The politics of religion undermined the Westphalian order, based on the principles of state sovereignty and territorial integrity. At the same time, these policies subverted states, fueled divisions within them — and often ended in violence.

This is also the case in the current conflict. Iran’s attempts to become the global defender of Shiite Muslims and Saudi Arabia’s efforts to lead the Sunnis have become central in their battle for mastery of the Middle East, transforming the region’s international system from an order of states to an order of faiths.

While their rivalry can be traced back to the early days of Pahlavi Persia and Saudi Arabia in the 1920s, its religious dimension came to the fore only after the Islamic Revolution of 1978-79. The collapse of states across the Middle East over the last decade unsettled the region’s sectarian status quo and led to a sustained period of escalation.

We need to take the Middle East’s new religious protectorates seriously, but we shouldn’t overrate the importance of transnational sectarian bonds.
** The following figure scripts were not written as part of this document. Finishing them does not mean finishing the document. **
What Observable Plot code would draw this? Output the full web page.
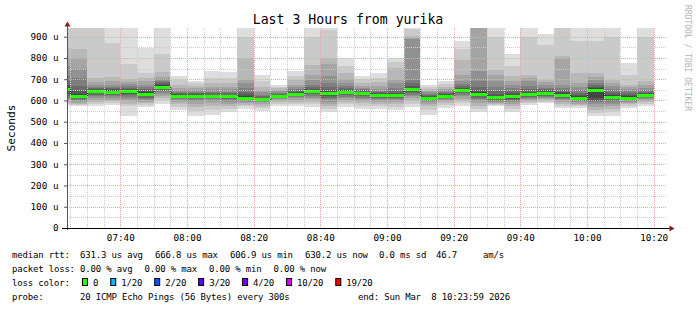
<!DOCTYPE html>
<html><head><meta charset="utf-8">
<script src="https://cdn.jsdelivr.net/npm/d3@7"></script>
<script src="https://cdn.jsdelivr.net/npm/@observablehq/plot@0.6"></script>
<style>
body{margin:0;background:#fff;}
svg{display:block;}
svg text{white-space:pre;}
</style>
</head><body><div id="chart"></div>
<script>
// ---------- data ----------
const day = "2026-03-08";
const xStart = "07:24", xEnd = "10:24";
const stepStarts = ["07:20","07:25","07:30","07:35","07:40","07:45","07:50","07:55","08:00","08:05","08:10","08:15",
  "08:20","08:25","08:30","08:35","08:40","08:45","08:50","08:55","09:00","09:05","09:10","09:15",
  "09:20","09:25","09:30","09:35","09:40","09:45","09:50","09:55","10:00","10:05","10:10","10:15"];
// 20 sorted ping round-trip times (microseconds) per 5-minute step
const pings = [
  [575,582,590,598,606,614,622,630,640,650,660,668,675,690,720,760,800,845,950,965],
  [575,580,585,590,596,603,608,612,616,619,625,632,645,669,708,747,802,843,950,965],
  [575,585,594,603,612,620,627,633,638,642,646,648,652,658,665,675,685,708,950,960],
  [578,588,596,604,612,619,625,630,634,638,643,647,652,658,665,675,690,710,870,945],
  [528,575,585,598,608,617,625,631,636,640,645,648,652,658,666,676,688,700,771,950],
  [569,578,586,594,601,608,614,619,623,627,633,638,644,652,662,674,690,705,729,847],
  [585,600,612,622,632,640,647,653,658,661,667,672,678,685,692,700,712,732,820,950],
  [554,570,582,592,600,606,611,615,618,620,622,625,629,634,640,648,660,675,695,716],
  [525,550,570,585,596,604,610,614,617,620,624,627,631,636,642,650,660,670,680,690],
  [533,555,572,586,597,605,611,615,618,619,621,624,628,634,642,652,665,683,705,737],
  [548,560,572,582,592,600,606,611,615,617,621,624,628,634,642,652,665,682,705,735],
  [562,572,580,588,595,600,605,608,611,612,616,622,630,642,660,680,697,800,900,950],
  [550,565,576,585,592,597,600,603,605,605,607,610,614,620,628,638,650,665,690,721],
  [576,585,593,600,606,611,614,617,619,620,623,625,628,632,637,643,650,658,665,674],
  [573,583,593,602,610,616,621,625,628,629,632,635,639,645,652,662,675,695,715,737],
  [569,582,594,605,614,622,629,635,640,642,646,650,656,664,675,697,720,768,900,950],
  [546,560,572,584,595,605,614,621,627,631,636,642,650,662,680,715,770,800,930,960],
  [570,582,593,602,610,618,625,630,634,637,641,645,650,657,666,680,700,728,760,800],
  [560,575,588,598,607,614,620,625,629,631,635,638,642,647,653,660,670,683,700,716],
  [558,572,584,594,602,609,614,618,621,622,626,629,633,638,645,655,668,685,705,727],
  [557,570,582,592,601,608,614,618,621,622,626,630,636,645,660,680,697,752,780,800],
  [569,585,598,610,620,628,635,641,646,650,655,660,667,680,697,890,895,905,935,960],
  [534,555,572,584,593,599,603,606,608,609,613,616,620,625,631,638,645,653,662,674],
  [565,577,588,597,604,609,613,616,618,619,623,626,630,635,641,648,656,665,677,690],
  [573,586,598,609,619,627,634,639,643,647,652,656,661,668,676,690,720,792,840,880],
  [548,562,575,587,598,607,614,620,625,628,633,640,650,665,690,737,950,960,970,985],
  [572,577,582,587,592,598,603,607,611,613,617,622,630,645,665,690,720,745,900,960],
  [546,560,572,582,591,598,604,609,614,617,623,628,635,645,658,672,690,713,760,820],
  [580,588,595,601,607,612,617,621,624,627,631,636,642,652,666,690,706,721,900,960],
  [588,594,600,606,612,618,623,627,631,634,638,642,647,653,660,672,685,697,860,915],
  [565,575,584,592,600,606,612,617,621,623,628,633,640,650,660,674,800,810,950,970],
  [565,572,579,585,591,597,602,606,610,612,616,620,626,635,648,665,680,729,880,960],
  [525,540,555,570,582,592,598,600,610,648,654,658,664,672,682,695,710,729,880,960],
  [525,545,560,572,582,592,600,607,612,615,620,625,632,642,655,668,680,697,900,960],
  [566,574,582,589,595,600,604,608,611,612,616,620,626,634,643,652,662,674,720,775],
  [576,584,592,599,605,610,615,619,622,625,629,632,636,642,650,660,675,690,900,960]
];
const yTickValues = [0,100,200,300,400,500,600,700,800,900];
const yTickLabels = ["0","100 u","200 u","300 u","400 u","500 u","600 u","700 u","800 u","900 u"];
const xTickLabels = ["07:40","08:00","08:20","08:40","09:00","09:20","09:40","10:00","10:20"];
const yMax = 941;

const titleText = "Last 3 Hours from yurika";
const yLabel = "Seconds";
const watermark = "RRDTOOL / TOBI OETIKER";
const medianStats = ["631.3 us avg","666.8 us max","606.9 us min","630.2 us now","0.0 ms sd","46.7","am/s"];
const lossStats = ["0.00 % avg","0.00 % max","0.00 % min","0.00 % now"];
const lossLabels = ["0","1/20","2/20","3/20","4/20","10/20","19/20"];
const lossColors = ["#26ff00","#00b8ff","#0059ff","#5e00ff","#7e00ff","#dd00ff","#ff0000"];
const probeText = "20 ICMP Echo Pings (56 Bytes) every 300s";
const endText = "end: Sun Mar  8 10:23:59 2026";

// ---------- style / layout ----------
const W = 697, H = 310, ML = 67, MR = 30, MT = 28, MB = 82;
const mono = "'DejaVu Sans Mono', monospace";
const smokeColors = ["#dddddd","#cacaca","#b7b7b7","#a4a4a4","#919191","#7e7e7e","#6b6b6b","#585858","#454545","#323232"];
const at = hm => new Date(`${day}T${hm}:00`);

const steps = stepStarts.map((s, i) => {
  const t0 = at(s), t1 = new Date(+t0 + 5 * 60000), p = pings[i];
  return {t0, t1, p, median: (p[9] + p[10]) / 2};
});
const layers = steps.flatMap(d => smokeColors.map((c, k) => ({t0: d.t0, t1: d.t1, lo: d.p[k], hi: d.p[19 - k], color: c})));
const medianLine = steps.map(d => ({t: d.t0, m: d.median})).concat([{t: steps[steps.length - 1].t1, m: steps[steps.length - 1].median}]);

const majorTimes = xTickLabels.map(at);
const minorTimes = d3.timeMinute.every(5).range(at(xStart), at(xEnd)).filter(t => !majorTimes.some(m => +m === +t));
const majorY = yTickValues.filter(v => v > 0);
const minorY = d3.range(50, yMax, 100);

const minorGrid = "#cbcbcb", majorGrid = "#f5a3a3";

const chart = Plot.plot({
  width: W, height: H,
  marginLeft: ML, marginRight: MR, marginTop: MT, marginBottom: MB,
  style: {fontFamily: mono, fontSize: "9.3px", background: "#fff", color: "#000"},
  x: {type: "time", domain: [at(xStart), at(xEnd)]},
  y: {domain: [0, yMax]},
  color: {type: "identity"},
  marks: [
    Plot.rect(layers, {x1: "t0", x2: "t1", y1: "lo", y2: "hi", fill: "color", clip: true, shapeRendering: "crispEdges"}),
    Plot.line(medianLine, {x: "t", y: "m", curve: "step-after", stroke: "#202020", strokeWidth: 1, clip: true}),
    Plot.ruleY(steps, {y: "median", x1: "t0", x2: "t1", stroke: "#26ff00", strokeWidth: 3, clip: true, shapeRendering: "crispEdges"}),
    Plot.ruleY(minorY, {stroke: minorGrid, strokeDasharray: "1,1", shapeRendering: "crispEdges"}),
    Plot.ruleX(minorTimes, {stroke: minorGrid, strokeDasharray: "1,1", shapeRendering: "crispEdges"}),
    Plot.ruleY(majorY, {stroke: majorGrid, strokeDasharray: "1,1", shapeRendering: "crispEdges"}),
    Plot.ruleX(majorTimes, {stroke: majorGrid, strokeDasharray: "1,1", shapeRendering: "crispEdges"}),
    Plot.axisY({ticks: yTickValues, tickSize: 3, tickPadding: 6, tickFormat: d => yTickLabels[yTickValues.indexOf(d)], label: null, stroke: "#555"}),
    Plot.axisX({ticks: majorTimes, tickSize: 0, tickPadding: 6, tickFormat: d => xTickLabels[majorTimes.findIndex(m => +m === +d)], label: null})
  ]
});
document.getElementById("chart").appendChild(chart);

// ---------- decorations ----------
const svg = d3.select(chart);
const sx = chart.scale("x"), sy = chart.scale("y");
const x0 = sx.apply(at(xStart)), x1 = sx.apply(at(xEnd)), y0 = sy.apply(0), yTop = sy.apply(yMax);
const arrowColor = "#8e1c1c";
svg.append("line").attr("x1", x0 + 0.5).attr("x2", x0 + 0.5).attr("y1", y0 + 2).attr("y2", yTop - 2).attr("stroke", "#555").attr("shape-rendering", "crispEdges");
svg.append("line").attr("x1", x0 - 5).attr("x2", x1 + 4).attr("y1", y0 + 0.5).attr("y2", y0 + 0.5).attr("stroke", "#000").attr("shape-rendering", "crispEdges");
svg.append("path").attr("d", `M${x0 + 0.5},${yTop - 6.5}L${x0 + 3.5},${yTop - 1.5}L${x0 - 2.5},${yTop - 1.5}Z`).attr("fill", arrowColor);
svg.append("path").attr("d", `M${x1 + 7.5},${y0 + 0.5}L${x1 + 2.5},${y0 - 2.5}L${x1 + 2.5},${y0 + 3.5}Z`).attr("fill", arrowColor);

// title
svg.append("text").attr("x", 348).attr("y", 24).attr("text-anchor", "middle")
  .attr("font-family", mono).attr("font-size", "13.2px").attr("fill", "#000").text(titleText);
// y label
svg.append("text").attr("transform", `translate(15,${(y0 + yTop) / 2}) rotate(-90)`).attr("text-anchor", "middle")
  .attr("font-family", mono).attr("font-size", "11.2px").attr("fill", "#000").text(yLabel);
// watermark
svg.append("text").attr("transform", "translate(684.5,5) rotate(90)").attr("text-anchor", "start").attr("font-family", mono)
  .attr("font-size", "8px").attr("fill", "#b4b4b4").text(watermark);

// legend
const lg = svg.append("g").attr("font-family", mono).attr("font-size", "9px").attr("letter-spacing", "-0.18px")
  .attr("fill", "#000").attr("text-anchor", "start");
const rowY = [258, 272, 286, 300];
const colX = 80;
lg.append("text").attr("x", 12).attr("y", rowY[0]).text("median rtt:");
const medX = [80, 155, 230, 305, 379, 436, 483];
medianStats.forEach((s, i) => lg.append("text").attr("x", medX[i]).attr("y", rowY[0]).text(s));
lg.append("text").attr("x", 12).attr("y", rowY[1]).text("packet loss:");
lossStats.forEach((s, i) => lg.append("text").attr("x", colX + i * 64.5).attr("y", rowY[1]).text(s));
lg.append("text").attr("x", 12).attr("y", rowY[2]).text("loss color:");
let bx = 82;
lossLabels.forEach((s, i) => {
  lg.append("rect").attr("x", bx + 0.5).attr("y", rowY[2] - 7.5).attr("width", 5).attr("height", 7)
    .attr("fill", lossColors[i]).attr("stroke", "#000").attr("stroke-width", 1);
  lg.append("text").attr("x", bx + 11).attr("y", rowY[2]).text(s);
  bx += 11 + s.length * 5.24 + 12;
});
lg.append("text").attr("x", 12).attr("y", rowY[3]).text("probe:");
lg.append("text").attr("x", colX).attr("y", rowY[3]).text(probeText);
lg.append("text").attr("x", 358).attr("y", rowY[3]).text(endText);
</script>
</body></html>
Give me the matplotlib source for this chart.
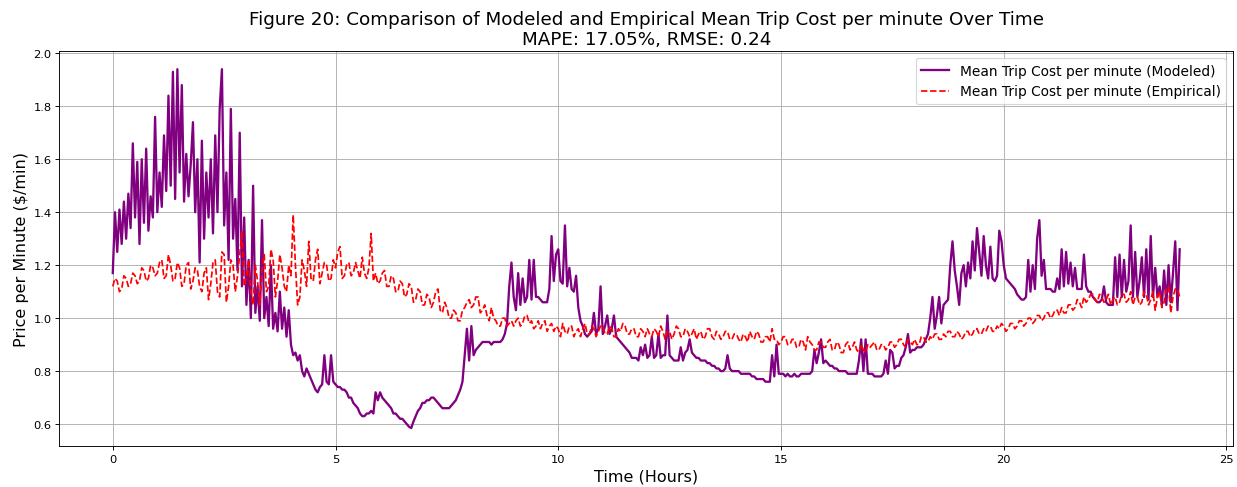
import numpy as np
import matplotlib
matplotlib.use("Agg")
import matplotlib.pyplot as plt

modeled = [
    # 0-1 h
    1.17, 1.40, 1.25, 1.41, 1.28, 1.44, 1.30, 1.47, 1.34, 1.66, 1.38, 1.59, 1.28, 1.60, 1.36, 1.64, 1.33, 1.46, 1.38, 1.76,
    # 1-2 h
    1.40, 1.55, 1.42, 1.69, 1.48, 1.84, 1.50, 1.93, 1.45, 1.94, 1.55, 1.88, 1.44, 1.62, 1.46, 1.58, 1.74, 1.40, 1.60, 1.21,
    # 2-3 h
    1.67, 1.30, 1.55, 1.38, 1.60, 1.32, 1.69, 1.40, 1.79, 1.94, 1.35, 1.55, 1.22, 1.79, 1.30, 1.45, 1.18, 1.70, 1.12, 1.38,
    # 3-4 h
    1.05, 1.22, 1.00, 1.50, 1.02, 1.12, 0.99, 1.37, 1.00, 1.08, 0.97, 1.20, 0.96, 1.02, 0.95, 1.10, 0.96, 1.04, 0.93, 1.03,
    # 4-5 h
    0.90, 0.86, 0.87, 0.84, 0.86, 0.80, 0.78, 0.81, 0.79, 0.77, 0.75, 0.73, 0.72, 0.74, 0.75, 0.86, 0.76, 0.75, 0.86, 0.76,
    # 5-6 h
    0.75, 0.74, 0.74, 0.73, 0.73, 0.72, 0.70, 0.70, 0.68, 0.67, 0.66, 0.64, 0.63, 0.63, 0.64, 0.64, 0.65, 0.64, 0.72, 0.69,
    # 6-7 h
    0.72, 0.70, 0.69, 0.68, 0.67, 0.66, 0.64, 0.64, 0.63, 0.62, 0.62, 0.61, 0.60, 0.59, 0.585, 0.61, 0.63, 0.65, 0.66, 0.68,
    # 7-8 h
    0.68, 0.69, 0.69, 0.70, 0.70, 0.69, 0.68, 0.67, 0.66, 0.66, 0.66, 0.66, 0.67, 0.68, 0.69, 0.71, 0.73, 0.76, 0.86, 0.96,
    # 8-9 h
    0.84, 0.97, 0.86, 0.88, 0.89, 0.90, 0.91, 0.91, 0.91, 0.91, 0.90, 0.91, 0.91, 0.91, 0.91, 0.92, 0.94, 0.98, 1.12, 1.21,
    # 9-10 h
    1.08, 1.03, 1.17, 1.05, 1.15, 1.06, 1.08, 1.22, 1.07, 1.22, 1.08, 1.08, 1.07, 1.06, 1.06, 1.06, 1.11, 1.31, 1.14, 1.24,
    # 10-11 h
    1.26, 1.14, 1.13, 1.35, 1.12, 1.19, 1.11, 1.10, 1.16, 1.04, 0.99, 0.97, 0.94, 0.93, 0.94, 0.95, 1.02, 0.94, 0.96, 1.12,
    # 11-12 h
    0.94, 0.97, 1.01, 0.94, 0.96, 1.01, 0.93, 0.92, 0.91, 0.90, 0.89, 0.88, 0.87, 0.85, 0.85, 0.85, 0.84, 0.89, 0.86, 0.90,
    # 12-13 h
    0.85, 0.86, 0.93, 0.85, 0.86, 0.94, 0.85, 0.86, 0.86, 1.01, 0.86, 0.85, 0.84, 0.84, 0.84, 0.89, 0.84, 0.87, 0.88, 0.92,
    # 13-14 h
    0.87, 0.86, 0.85, 0.85, 0.84, 0.84, 0.84, 0.83, 0.83, 0.82, 0.82, 0.81, 0.81, 0.80, 0.80, 0.81, 0.86, 0.81, 0.80, 0.80,
    # 14-15 h
    0.80, 0.80, 0.79, 0.79, 0.79, 0.79, 0.79, 0.78, 0.78, 0.77, 0.77, 0.77, 0.77, 0.76, 0.76, 0.76, 0.86, 0.78, 0.90, 0.79,
    # 15-16 h
    0.79, 0.79, 0.78, 0.79, 0.78, 0.78, 0.79, 0.78, 0.78, 0.79, 0.79, 0.79, 0.79, 0.79, 0.80, 0.88, 0.83, 0.87, 0.92, 0.83,
    # 16-17 h
    0.84, 0.83, 0.82, 0.82, 0.81, 0.81, 0.80, 0.80, 0.80, 0.80, 0.79, 0.79, 0.79, 0.79, 0.79, 0.84, 0.92, 0.80, 0.92, 0.79,
    # 17-18 h
    0.79, 0.79, 0.78, 0.78, 0.78, 0.78, 0.79, 0.84, 0.79, 0.88, 0.87, 0.81, 0.82, 0.82, 0.85, 0.86, 0.89, 0.94, 0.87, 0.88,
    # 18-19 h
    0.88, 0.89, 0.89, 0.89, 0.90, 0.92, 0.94, 1.00, 1.08, 0.96, 1.01, 1.08, 0.98, 1.05, 1.06, 1.07, 1.20, 1.29, 1.18, 1.12,
    # 19-20 h
    1.05, 1.17, 1.20, 1.12, 1.21, 1.15, 1.29, 1.18, 1.34, 1.25, 1.16, 1.31, 1.20, 1.15, 1.27, 1.15, 1.14, 1.16, 1.33, 1.29,
    # 20-21 h
    1.20, 1.15, 1.14, 1.13, 1.12, 1.11, 1.09, 1.08, 1.07, 1.07, 1.08, 1.22, 1.10, 1.20, 1.11, 1.30, 1.37, 1.16, 1.22, 1.11,
    # 21-22 h
    1.11, 1.11, 1.10, 1.10, 1.15, 1.11, 1.26, 1.12, 1.25, 1.13, 1.21, 1.12, 1.19, 1.11, 1.11, 1.11, 1.24, 1.12, 1.10, 1.10,
    # 22-23 h
    1.08, 1.07, 1.06, 1.06, 1.07, 1.12, 1.06, 1.05, 1.05, 1.05, 1.23, 1.08, 1.24, 1.08, 1.22, 1.10, 1.14, 1.35, 1.08, 1.25,
    # 23-24 h
    1.08, 1.14, 1.23, 1.08, 1.26, 1.07, 1.31, 1.08, 1.19, 1.08, 1.12, 1.05, 1.18, 1.05, 1.20, 1.06, 1.17, 1.29, 1.03, 1.26,
]

# Empirical mean trip cost per minute, sampled every 0.05 h
empirical = [
    # 0-1 h
    1.12, 1.15, 1.14, 1.10, 1.11, 1.16, 1.15, 1.12, 1.13, 1.17, 1.16, 1.13, 1.14, 1.19, 1.18, 1.14, 1.15, 1.20, 1.19, 1.16,
    # 1-2 h
    1.17, 1.21, 1.22, 1.15, 1.16, 1.24, 1.20, 1.14, 1.15, 1.21, 1.19, 1.12, 1.13, 1.20, 1.21, 1.11, 1.14, 1.19, 1.18, 1.12,
    # 2-3 h
    1.10, 1.17, 1.19, 1.07, 1.13, 1.21, 1.22, 1.10, 1.08, 1.25, 1.24, 1.06, 1.12, 1.22, 1.20, 1.10, 1.16, 1.24, 1.33, 1.12,
    # 3-4 h
    1.15, 1.22, 1.10, 1.05, 1.20, 1.14, 1.05, 1.18, 1.24, 1.10, 1.12, 1.26, 1.22, 1.08, 1.14, 1.24, 1.19, 1.12, 1.10, 1.20,
    # 4-5 h
    1.16, 1.39, 1.20, 1.05, 1.08, 1.22, 1.18, 1.12, 1.29, 1.15, 1.14, 1.22, 1.26, 1.13, 1.17, 1.21, 1.20, 1.14, 1.15, 1.22,
    # 5-6 h
    1.19, 1.25, 1.27, 1.15, 1.16, 1.20, 1.21, 1.16, 1.17, 1.21, 1.18, 1.15, 1.23, 1.17, 1.15, 1.19, 1.32, 1.14, 1.17, 1.13,
    # 6-7 h
    1.14, 1.17, 1.18, 1.12, 1.12, 1.16, 1.15, 1.10, 1.10, 1.14, 1.13, 1.08, 1.09, 1.13, 1.12, 1.06, 1.07, 1.11, 1.10, 1.05,
    # 7-8 h
    1.05, 1.09, 1.08, 1.04, 1.06, 1.10, 1.11, 1.03, 1.02, 1.06, 1.04, 1.00, 1.00, 1.03, 1.02, 0.99, 0.99, 1.03, 1.04, 1.06,
    # 8-9 h
    1.07, 1.04, 1.05, 1.08, 1.08, 1.02, 1.03, 1.05, 1.01, 0.99, 1.04, 1.00, 0.99, 0.97, 0.97, 1.00, 1.00, 0.97, 0.98, 0.99,
    # 9-10 h
    0.97, 0.99, 1.00, 0.97, 0.98, 1.01, 1.01, 0.98, 0.99, 0.96, 0.97, 0.99, 0.96, 0.98, 0.99, 0.95, 0.97, 0.98, 0.95, 0.97,
    # 10-11 h
    0.96, 0.93, 0.98, 0.95, 0.94, 0.97, 0.97, 0.93, 0.95, 0.96, 0.93, 0.96, 0.98, 0.94, 0.94, 0.97, 0.96, 0.93, 0.95, 0.97,
    # 11-12 h
    0.97, 0.94, 0.94, 0.97, 0.96, 0.93, 0.93, 0.96, 0.95, 0.98, 0.97, 0.94, 0.94, 0.96, 0.96, 0.93, 0.93, 0.96, 0.95, 0.93,
    # 12-13 h
    0.96, 0.94, 0.93, 0.96, 0.95, 0.93, 0.97, 0.95, 0.92, 0.95, 0.95, 0.92, 0.94, 0.97, 0.96, 0.93, 0.93, 0.96, 0.95, 0.93,
    # 13-14 h
    0.94, 0.96, 0.92, 0.94, 0.95, 0.92, 0.93, 0.96, 0.96, 0.93, 0.92, 0.95, 0.94, 0.92, 0.93, 0.95, 0.95, 0.92, 0.92, 0.94,
    # 14-15 h
    0.94, 0.92, 0.91, 0.94, 0.93, 0.91, 0.95, 0.93, 0.92, 0.95, 0.94, 0.91, 0.91, 0.93, 0.93, 0.91, 0.96, 0.92, 0.92, 0.90,
    # 15-16 h
    0.91, 0.93, 0.93, 0.90, 0.90, 0.92, 0.92, 0.89, 0.89, 0.92, 0.91, 0.88, 0.93, 0.91, 0.90, 0.88, 0.88, 0.91, 0.91, 0.89,
    # 16-17 h
    0.89, 0.91, 0.92, 0.88, 0.88, 0.91, 0.90, 0.87, 0.87, 0.90, 0.91, 0.88, 0.89, 0.91, 0.88, 0.87, 0.90, 0.88, 0.87, 0.90,
    # 17-18 h
    0.89, 0.90, 0.91, 0.88, 0.88, 0.90, 0.90, 0.88, 0.89, 0.91, 0.91, 0.89, 0.90, 0.92, 0.92, 0.90, 0.89, 0.92, 0.91, 0.90,
    # 18-19 h
    0.92, 0.90, 0.90, 0.93, 0.93, 0.91, 0.91, 0.93, 0.92, 0.94, 0.94, 0.92, 0.92, 0.94, 0.93, 0.95, 0.95, 0.93, 0.93, 0.95,
    # 19-20 h
    0.94, 0.92, 0.93, 0.95, 0.95, 0.93, 0.94, 0.96, 0.96, 0.94, 0.94, 0.96, 0.95, 0.97, 0.97, 0.95, 0.95, 0.97, 0.96, 0.98,
    # 20-21 h
    0.97, 0.95, 0.96, 0.98, 0.98, 0.96, 0.97, 0.99, 0.99, 0.97, 0.98, 1.00, 1.00, 0.98, 0.99, 1.01, 1.01, 0.99, 1.00, 1.02,
    # 21-22 h
    1.02, 1.00, 1.01, 1.03, 1.03, 1.01, 1.04, 1.02, 1.02, 1.05, 1.05, 1.03, 1.04, 1.07, 1.06, 1.04, 1.08, 1.06, 1.07, 1.09,
    # 22-23 h
    1.09, 1.07, 1.06, 1.09, 1.08, 1.06, 1.07, 1.09, 1.05, 1.07, 1.08, 1.05, 1.06, 1.09, 1.09, 1.06, 1.07, 1.10, 1.05, 1.08,
    # 23-24 h
    1.08, 1.05, 1.06, 1.10, 1.09, 1.05, 1.07, 1.10, 1.03, 1.08, 1.10, 1.04, 1.06, 1.11, 1.12, 1.02, 1.08, 1.11, 1.11, 1.08,
]

t_modeled = np.arange(len(modeled)) * 0.05
t_empirical = np.arange(len(empirical)) * 0.05

# original looks like a 15x6 figure saved at a low dpi
fig, ax = plt.subplots(figsize=(15.006, 5.915), dpi=82.5)
fig.subplots_adjust(left=0.048, right=0.996, top=0.893, bottom=0.084)

ax.plot(t_modeled, modeled, color='purple', linewidth=2,
        label='Mean Trip Cost per minute (Modeled)')
ax.plot(t_empirical, empirical, color='red', linestyle='--', linewidth=1.5,
        label='Mean Trip Cost per minute (Empirical)')

ax.set_title('Figure 20: Comparison of Modeled and Empirical Mean Trip Cost per minute Over Time\n'
             'MAPE: 17.05%, RMSE: 0.24', fontsize=16)
ax.set_xlabel('Time (Hours)', fontsize=14)
ax.set_ylabel('Price per Minute ($/min)', fontsize=14)
ax.legend(loc='upper right', fontsize=12)
ax.grid(True)

fig.savefig('out.png', dpi=82.5)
For Tehran and Riyadh, such patronage mostly serves profane interests, while Sunni and Shiite groups turn to them for help mostly because they are aware that they will be receptive. On the ground, many of Tehran’s and Riyadh’s clients have their own interests, which may diverge from those of their protectors.

The West has reacted aimlessly to this development, supporting Iran-backed Shiite militias in Iraq while endorsing the Saudi-led airstrikes in Yemen. This strategy may help establish a sort of regional status quo, but it simply manages the problem without solving it.

To weaken the order of transnational sectarian protectorates in the region, their underlying conflicts need to be resolved. The clients — Sunni or Shiite — must be sensibly accommodated in their states’ power structures, which will reduce the appeal of foreign patronage.

More important, the international community must prevent any further escalation of the struggle between their main protectors, Iran and Saudi Arabia. Solving these problems will not be easy. Religious protectorates have proven remarkably persistent; yet they have also proven too dangerous to ignore.